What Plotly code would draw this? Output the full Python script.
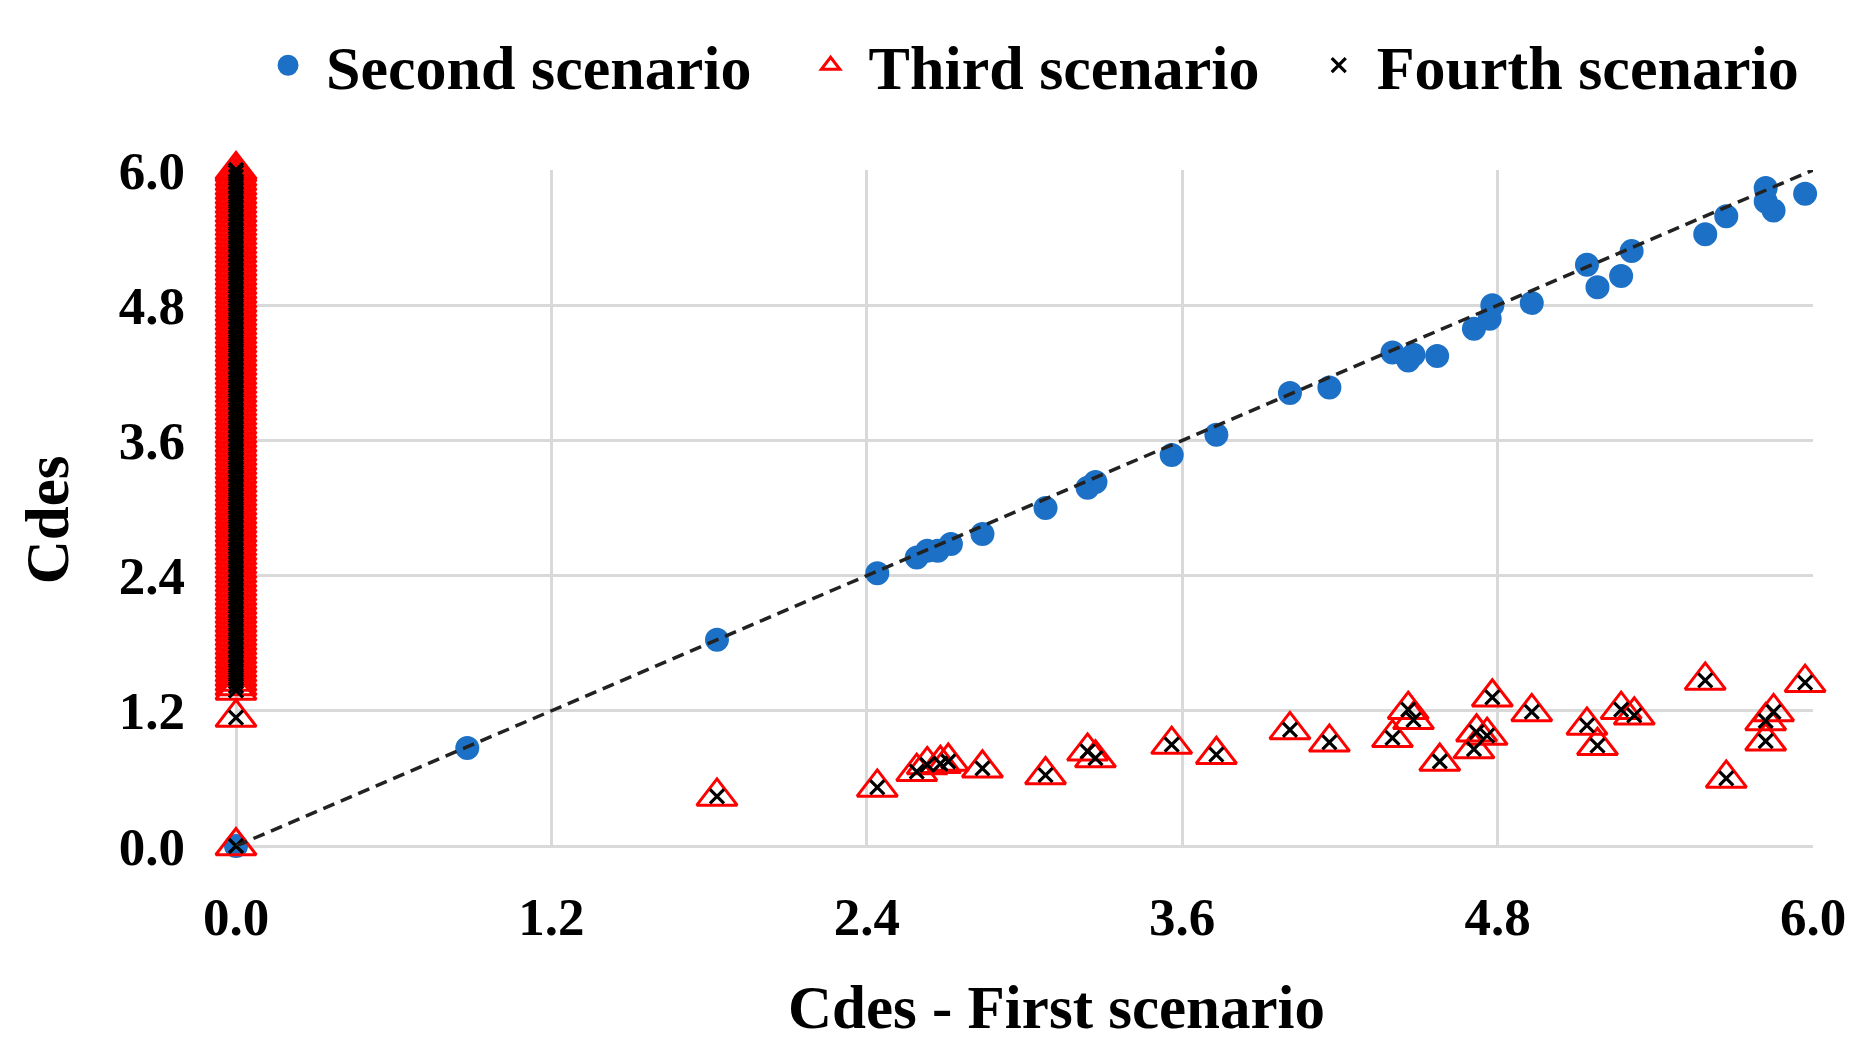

+-------+

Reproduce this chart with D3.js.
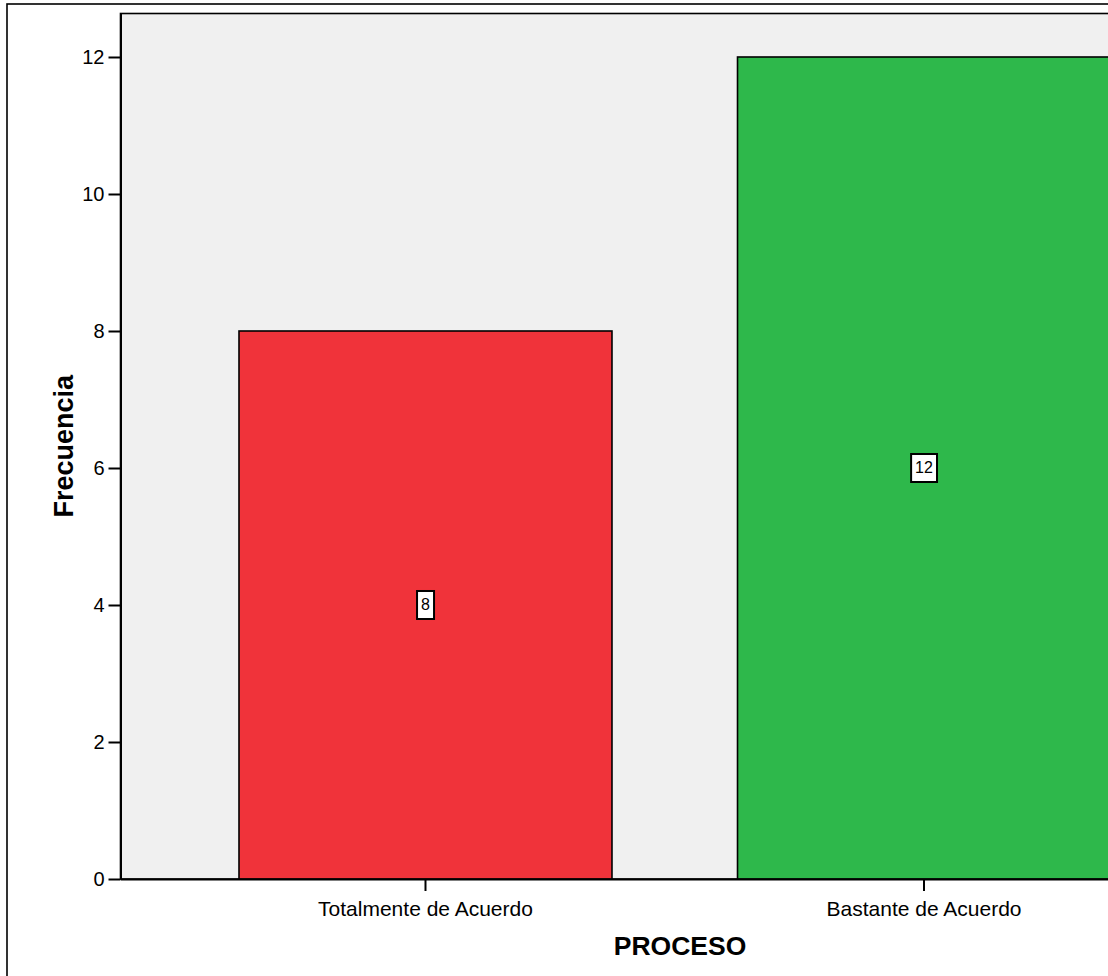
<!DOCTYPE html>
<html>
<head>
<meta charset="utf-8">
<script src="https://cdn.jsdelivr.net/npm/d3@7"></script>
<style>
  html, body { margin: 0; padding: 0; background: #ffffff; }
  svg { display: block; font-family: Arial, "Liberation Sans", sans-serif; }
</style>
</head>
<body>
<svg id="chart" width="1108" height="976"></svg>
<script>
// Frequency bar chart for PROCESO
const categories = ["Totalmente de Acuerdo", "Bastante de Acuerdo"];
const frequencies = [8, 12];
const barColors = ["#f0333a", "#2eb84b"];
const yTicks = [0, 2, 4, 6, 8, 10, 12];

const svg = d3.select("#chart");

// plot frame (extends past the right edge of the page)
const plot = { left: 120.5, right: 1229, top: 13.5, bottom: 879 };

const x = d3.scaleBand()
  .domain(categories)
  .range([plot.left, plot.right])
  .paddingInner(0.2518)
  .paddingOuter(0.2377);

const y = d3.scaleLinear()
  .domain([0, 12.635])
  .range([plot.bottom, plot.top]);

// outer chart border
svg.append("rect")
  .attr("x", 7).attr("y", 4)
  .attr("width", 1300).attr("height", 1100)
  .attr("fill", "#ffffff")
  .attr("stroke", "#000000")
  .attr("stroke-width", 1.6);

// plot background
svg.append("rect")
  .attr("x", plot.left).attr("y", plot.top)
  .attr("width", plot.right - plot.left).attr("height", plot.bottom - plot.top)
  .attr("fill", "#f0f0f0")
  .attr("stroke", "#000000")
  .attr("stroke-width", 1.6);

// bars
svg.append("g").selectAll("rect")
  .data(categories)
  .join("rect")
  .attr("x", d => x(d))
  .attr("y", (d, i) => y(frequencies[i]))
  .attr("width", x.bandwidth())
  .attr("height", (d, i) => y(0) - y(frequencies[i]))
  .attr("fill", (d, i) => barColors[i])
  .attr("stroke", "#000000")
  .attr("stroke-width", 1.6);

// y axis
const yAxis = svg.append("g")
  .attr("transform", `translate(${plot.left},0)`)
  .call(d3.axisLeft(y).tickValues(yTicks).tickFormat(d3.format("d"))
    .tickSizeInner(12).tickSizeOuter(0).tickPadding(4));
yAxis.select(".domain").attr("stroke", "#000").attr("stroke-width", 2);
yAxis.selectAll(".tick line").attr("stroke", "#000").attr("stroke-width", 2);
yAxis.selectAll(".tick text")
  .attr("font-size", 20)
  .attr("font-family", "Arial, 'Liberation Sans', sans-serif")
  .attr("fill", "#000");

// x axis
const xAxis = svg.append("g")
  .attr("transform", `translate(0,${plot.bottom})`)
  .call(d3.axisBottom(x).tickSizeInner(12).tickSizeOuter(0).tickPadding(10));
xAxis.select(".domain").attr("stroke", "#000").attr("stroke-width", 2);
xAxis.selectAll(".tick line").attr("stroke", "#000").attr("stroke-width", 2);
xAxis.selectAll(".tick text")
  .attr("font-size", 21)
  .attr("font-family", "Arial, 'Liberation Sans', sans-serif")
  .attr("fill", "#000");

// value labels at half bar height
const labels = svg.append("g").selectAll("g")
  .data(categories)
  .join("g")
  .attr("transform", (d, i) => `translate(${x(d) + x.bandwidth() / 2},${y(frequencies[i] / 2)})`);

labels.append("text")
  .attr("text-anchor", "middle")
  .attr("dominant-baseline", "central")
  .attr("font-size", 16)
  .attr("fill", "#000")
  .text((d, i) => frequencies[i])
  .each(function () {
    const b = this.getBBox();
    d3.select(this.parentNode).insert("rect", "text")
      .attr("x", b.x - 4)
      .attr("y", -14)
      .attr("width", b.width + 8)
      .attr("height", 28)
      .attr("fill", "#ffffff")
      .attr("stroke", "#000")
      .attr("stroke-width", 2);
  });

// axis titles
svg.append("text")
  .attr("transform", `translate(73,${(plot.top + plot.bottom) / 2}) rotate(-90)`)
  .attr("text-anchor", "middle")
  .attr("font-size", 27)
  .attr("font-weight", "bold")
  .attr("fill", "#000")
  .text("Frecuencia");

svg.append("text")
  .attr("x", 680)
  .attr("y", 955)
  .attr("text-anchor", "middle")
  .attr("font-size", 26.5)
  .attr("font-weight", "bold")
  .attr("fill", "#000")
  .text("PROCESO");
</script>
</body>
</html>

+-------+

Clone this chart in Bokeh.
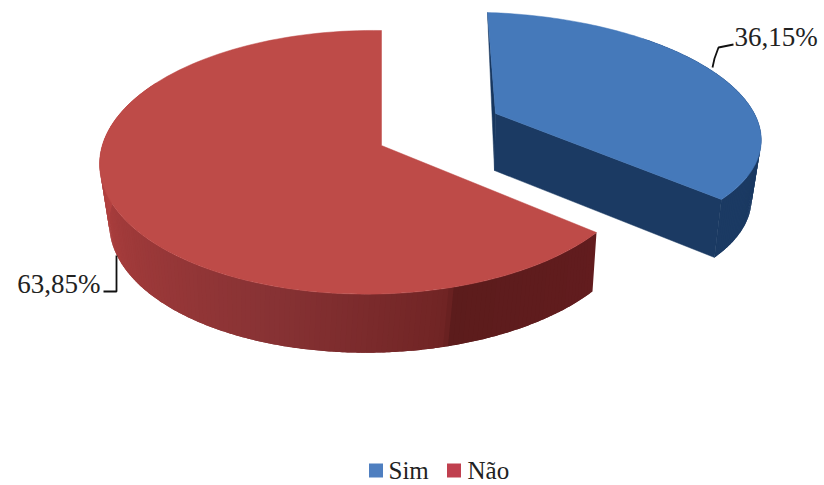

+-------+

- Exercise objective
Working from the listing above, pick out every line that has "script" and copy it.

- The result
What Plotly code would draw this? Output the full Python script.
<script src="https://cdn.jsdelivr.net/npm/d3@7"></script>
<script>
</script>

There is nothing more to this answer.